It’s about this time that the lights take on strange properties, panting trees in ghost plasma. Living downtown, I’ve found exposure to trees to be a little more important, a little less for granted, a little more communionesque. But trees are not always trees…

I took a closer look, and some of the trees had dedications on them, to people who had passed. Suddenly the place took on graveyard connotations. Sepulchral trees. Not just a favorite haunt, but a haunt. Tombstones that shed leaves. Just me, the empty swings, and arboreal spirits. Do loved ones visit the trees? Do they visit in the day, or creep about at night like me? Do other people read each and every plague? What was Irene Kon’s least favorite color? Was Sally Gagnon looking forward to the change of the millennium? What kind of tree would I want to have my name on?

How does that line go? By myself but not alone.
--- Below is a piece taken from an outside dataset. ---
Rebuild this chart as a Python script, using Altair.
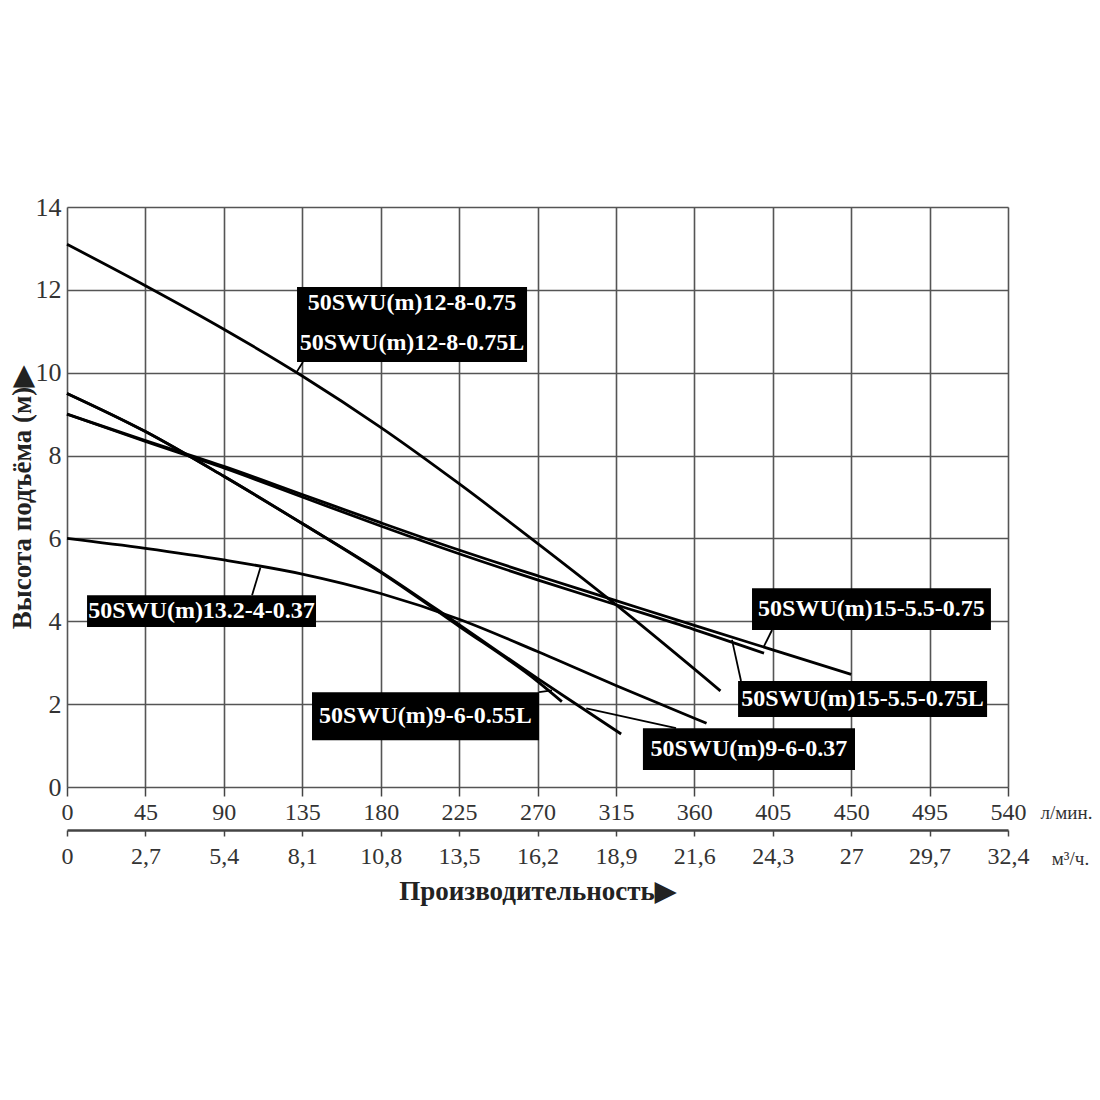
import pandas as pd
import altair as alt

# Кривые насосов: подача (л/мин) и напор (м)
q_12_8 = [0, 45, 90, 135, 180, 225, 270, 315, 375]
h_12_8 = [13.1, 12.1, 11.05, 9.92, 8.68, 7.32, 5.88, 4.4, 2.32]

q_15_075 = [0, 45, 90, 135, 180, 225, 270, 315, 360, 405, 450]
h_15_075 = [9.0, 8.36, 7.74, 7.06, 6.38, 5.72, 5.1, 4.5, 3.9, 3.31, 2.72]

q_15_075L = [0, 45, 90, 135, 180, 225, 270, 315, 360, 400]
h_15_075L = [9.0, 8.34, 7.7, 7.0, 6.3, 5.63, 5.0, 4.4, 3.8, 3.23]

q_13_4 = [0, 45, 90, 135, 180, 225, 270, 315, 360, 367]
h_13_4 = [6.0, 5.76, 5.48, 5.14, 4.67, 4.05, 3.27, 2.45, 1.66, 1.54]

q_9_055L = [0, 45, 90, 135, 180, 225, 270, 284]
h_9_055L = [9.5, 8.58, 7.5, 6.36, 5.18, 3.88, 2.55, 2.06]

q_9_037 = [0, 45, 90, 135, 180, 225, 270, 294, 318]
h_9_037 = [9.5, 8.58, 7.5, 6.36, 5.2, 3.92, 2.62, 1.95, 1.28]

curves = {
    "12-8": (q_12_8, h_12_8),
    "15-0.75": (q_15_075, h_15_075),
    "15-0.75L": (q_15_075L, h_15_075L),
    "13.2-4": (q_13_4, h_13_4),
    "9-0.55L": (q_9_055L, h_9_055L),
    "9-0.37": (q_9_037, h_9_037),
}

rows = []
for name, (qs, hs) in curves.items():
    for q, h in zip(qs, hs):
        rows.append({"curve": name, "q": q, "h": h})
df = pd.DataFrame(rows)

# Подписи (чёрные плашки), в единицах графика
box_x1 = [132.0, 11.5, 393.1, 385.1, 140.6, 330.5]
box_x2 = [264.0, 142.9, 530.2, 528.0, 270.9, 452.2]
box_y1 = [10.26, 3.86, 3.79, 1.69, 1.13, 0.41]
box_y2 = [12.07, 4.63, 4.80, 2.56, 2.29, 1.42]
boxes = pd.DataFrame({"q": box_x1, "q2": box_x2, "h": box_y1, "h2": box_y2})

label_text = ["50SWU(m)12-8-0.75", "50SWU(m)12-8-0.75L", "50SWU(m)13.2-4-0.37",
              "50SWU(m)15-5.5-0.75", "50SWU(m)15-5.5-0.75L", "50SWU(m)9-6-0.55L",
              "50SWU(m)9-6-0.37"]
label_x = [198.0, 198.0, 77.2, 461.6, 456.5, 205.7, 391.3]
label_y = [11.68, 10.72, 4.25, 4.30, 2.12, 1.71, 0.92]
labels = pd.DataFrame({"t": label_text, "q": label_x, "h": label_y})

lead_x1 = [135.4, 106.2, 404.6, 386.8, 270.9, 349.5]
lead_y1 = [10.26, 4.63, 3.79, 2.56, 2.29, 1.42]
lead_x2 = [131.4, 111.0, 400.0, 381.6, 278.3, 298.0]
lead_y2 = [9.99, 5.30, 3.40, 3.55, 2.33, 1.90]
leaders = pd.DataFrame({"q": lead_x1, "h": lead_y1, "q2": lead_x2, "h2": lead_y2})

x_ticks = list(range(0, 541, 45))
y_ticks = list(range(0, 15, 2))

SERIF = "Liberation Serif"
xscale = alt.Scale(domain=[0, 540], nice=False, zero=False)
yscale = alt.Scale(domain=[0, 14], nice=False)

lines = alt.Chart(df).mark_line(color="black", strokeWidth=2.8, interpolate="monotone").encode(
    x=alt.X("q:Q", scale=xscale,
            axis=alt.Axis(values=x_ticks, grid=True, gridColor="#555", gridWidth=1.6, gridOpacity=1,
                          domain=False, tickColor="#444", tickSize=9, tickWidth=1.5,
                          labelFont=SERIF, labelFontSize=24, labelColor="#333", labelPadding=4,
                          labelFlush=False, title="л/мин.", titleFont=SERIF, titleFontSize=19,
                          titleFontWeight="normal", titleColor="#333", titleX=999, titleY=25,
                          titleBaseline="middle", titleAlign="center")),
    y=alt.Y("h:Q", scale=yscale,
            axis=alt.Axis(values=y_ticks, grid=True, gridColor="#555", gridWidth=1.6, gridOpacity=1,
                          domain=False, ticks=False, labelFont=SERIF, labelFontSize=26,
                          labelColor="#333", labelPadding=6, labelFlush=False,
                          title="Высота подъёма (м)▶", titleFont=SERIF, titleFontSize=27,
                          titleFontWeight="bold", titleColor="#222", titleX=-45,
                          titleBaseline="middle")),
    detail="curve:N",
)

# вторая шкала: м³/ч (1 л/мин = 0,06 м³/ч)
m3axis = alt.Chart(pd.DataFrame({"q": x_ticks})).mark_point(opacity=0).encode(
    x=alt.X("q:Q", scale=xscale,
            axis=alt.Axis(values=x_ticks, orient="bottom", offset=43, grid=False,
                          domain=True, domainColor="#444", domainWidth=2.5,
                          tickColor="#444", tickSize=6, tickWidth=1.5,
                          labelExpr="replace(toString(round(datum.value * 0.6) / 10), '.', ',')",
                          labelFont=SERIF, labelFontSize=24, labelColor="#333", labelPadding=8,
                          labelFlush=False, title="м³/ч.", titleFont=SERIF, titleFontSize=19,
                          titleFontWeight="normal", titleColor="#333", titleX=1003, titleY=28,
                          titleBaseline="middle", titleAlign="center")),
)

rects = alt.Chart(boxes).mark_rect(color="black").encode(
    x=alt.X("q:Q", scale=xscale, axis=None), x2="q2:Q",
    y=alt.Y("h:Q", scale=yscale), y2="h2:Q",
)

rules = alt.Chart(leaders).mark_rule(color="black", strokeWidth=1.8).encode(
    x=alt.X("q:Q", scale=xscale, axis=None), x2="q2:Q",
    y=alt.Y("h:Q", scale=yscale), y2="h2:Q",
)

texts = alt.Chart(labels).mark_text(color="white", font=SERIF, fontSize=24, fontWeight="bold",
                                    align="center", baseline="middle").encode(
    x=alt.X("q:Q", scale=xscale, axis=None),
    y=alt.Y("h:Q", scale=yscale),
    text="t:N",
)

chart = alt.layer(lines, m3axis, rules, rects, texts).resolve_axis(x="independent").properties(
    width=941,
    height=580,
    autosize=alt.AutoSizeParams(type="none"),
    padding={"left": 59, "top": 199, "right": 84, "bottom": 305},
    title=alt.TitleParams("Производительность▶", orient="bottom", anchor="middle",
                          font=SERIF, fontSize=27, fontWeight="bold", color="#222", offset=11),
).configure_view(stroke="#222", strokeWidth=2).configure(background="white")

chart.save("out.html", embed_options={"renderer": "svg", "actions": False})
Nights keep coming, and I’ll keep walking. I’ll visit Irene, Sally, and the rest. Someone told me it’d be healthier to get up in the morning and do my walks then. But I like the skewed view of midnight. I don’t think that’s a bad vice, as far as vices go.

Hug a tree and it might turn into a tombstone. But then we live in a world where rocks might be rock lobsters. I wonder what the tombstones actually are…

Oh…and if you’re going to be up late, you should be listening to The Tailor.

Skål!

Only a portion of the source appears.